Date of Submission

Spring 2016

Academic Programs and Concentrations

Film and Electronic Arts

Project Advisor 1

Jacqueline Goss

Abstract/Artist's Statement

EXCAVATION OF MEMORY IN FIVE ROOMS

“History does not live in the past; it only lives in the present. You select your memories. You select what you tell. Lies are more real to me because they are immediate. Retelling the facts, as they are supposed to be told, means much less. The facts are not interesting. Recounting facts is like creating systems of documentary. It is creating catalogues.”

- Kutluğ Ataman, in conversation with Ana Finel Honigman, 2004

My senior project arose out of an urge to compress the space between recalled and invented memory. Since my father’s death in 2006, I have taken the role of his personal archivist. Over the past 10 years, I have sorted through piles and piles of photographs, magazine clippings, his own scrapbooks, poetry, songs, plays and screenplays he wrote, notes jotted down on ripped pages from TV guides, correspondence, headshots, call sheets, diaries, yearbooks, pictures of ex-girlfriends, membership cards, passports, fake IDs, reels, home movies, audio tapes, birthday cards, etc. I have watched and rewatched the movies, TV shows and commercials he was in and spent hours online googling him. I have collected stories from his friends and family and replayed in my head the memories I could recall. I decided that I wanted to make a film comparing and contrasting the different versions of him. So, I interviewed my mother, my half-sister, her mother, my niece, my nephew, my cousin, a few of my dad’s friends and his dentist. I went to a psychic medium and asked her to channel him on camera.While some of these conflicting ideas of my father were interesting, most of the “talking head” interviews were redundant and negative and visually uninteresting. I decided this work was important research, but it couldn’t make up the bulk of my film.

My childhood was obsessively documented by my parents. Every holiday, celebration and performance was filmed shakily by my mother, who would force me to sing Take Me Out to the Ballgame or ask me standard questions like “can you say ‘hi’ to grandma and grandpa?” and “can you show us the flowers you got for your piano recital?” My father prided himself on his ability to hold the camera steady and find everyone’s good angles, a product of working on so many film sets and being photographed so often. In my mother’s videos, my dad could be heard offscreen shouting at her to keep the camera still and let me talk. He was obsessed with capturing our quotidian lives and getting candid interviews with me, saying things like, “this is slice-of-life stuff, this is what we’ll wanna watch in twenty years.”

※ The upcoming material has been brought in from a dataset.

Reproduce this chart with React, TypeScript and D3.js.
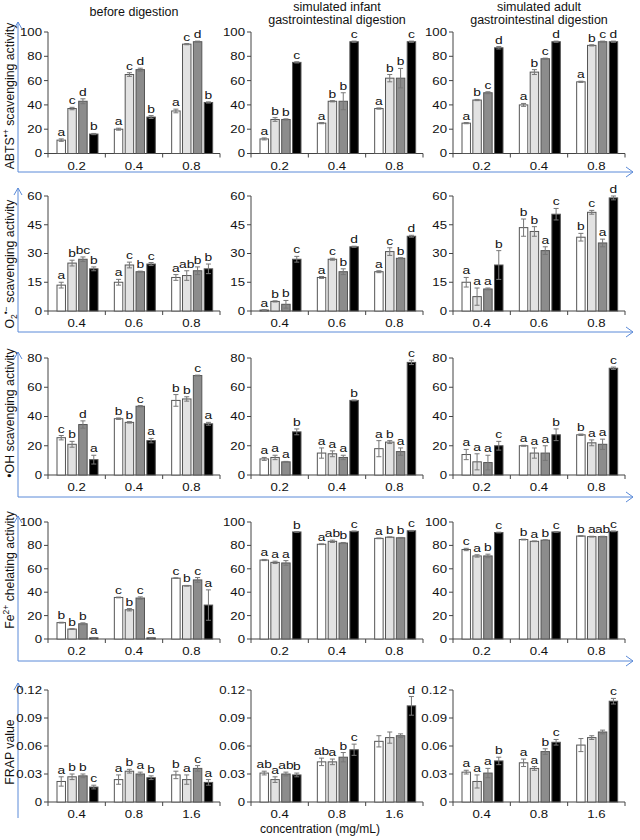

I used the 3D animation software Blender to model my childhood home from memory. As I moved through the virtual space, memories and moments were triggered for me. I chose not to situate my house in a realistic environment, and kept it in the blank coordinate plane surrounded by blackness to solidify it’s place in the indeterminate space of memory, outside of linear time. I placed objects and media that were evocative of my childhood in the house. I wanted the shots of the virtual house to mimic shots from my home movies, to be sterile representations of space, devoid of people, on which memories could be projected. I paired them with intimate audio from home videos to evoke feelings of loss and to create a tension between presence and absence. I wanted the light source to change and the walls and details to fall away as the video progressed, as I approached a more complete and concrete idea of my dad. I wanted the house to be a keeper of and participant in the memories and events and feelings. It was important for the memories to be taken out of their chronological order and rearranged, so the house could act as a sort of memory palace from which the memories arise and in which all other media is installed. I included audio from the interviews with the people who knew him most intimately, my mother, my sister and her mother, all of which were recorded in my house. I modeled the tape recorder that my dad and I used to record our conversations so that I could situate the audio of those conversations in the house effectively and authentically. As the lighting dims and the walls fall away, the house moves further away from being a realistic rendering and more towards an expression of memory and feeling.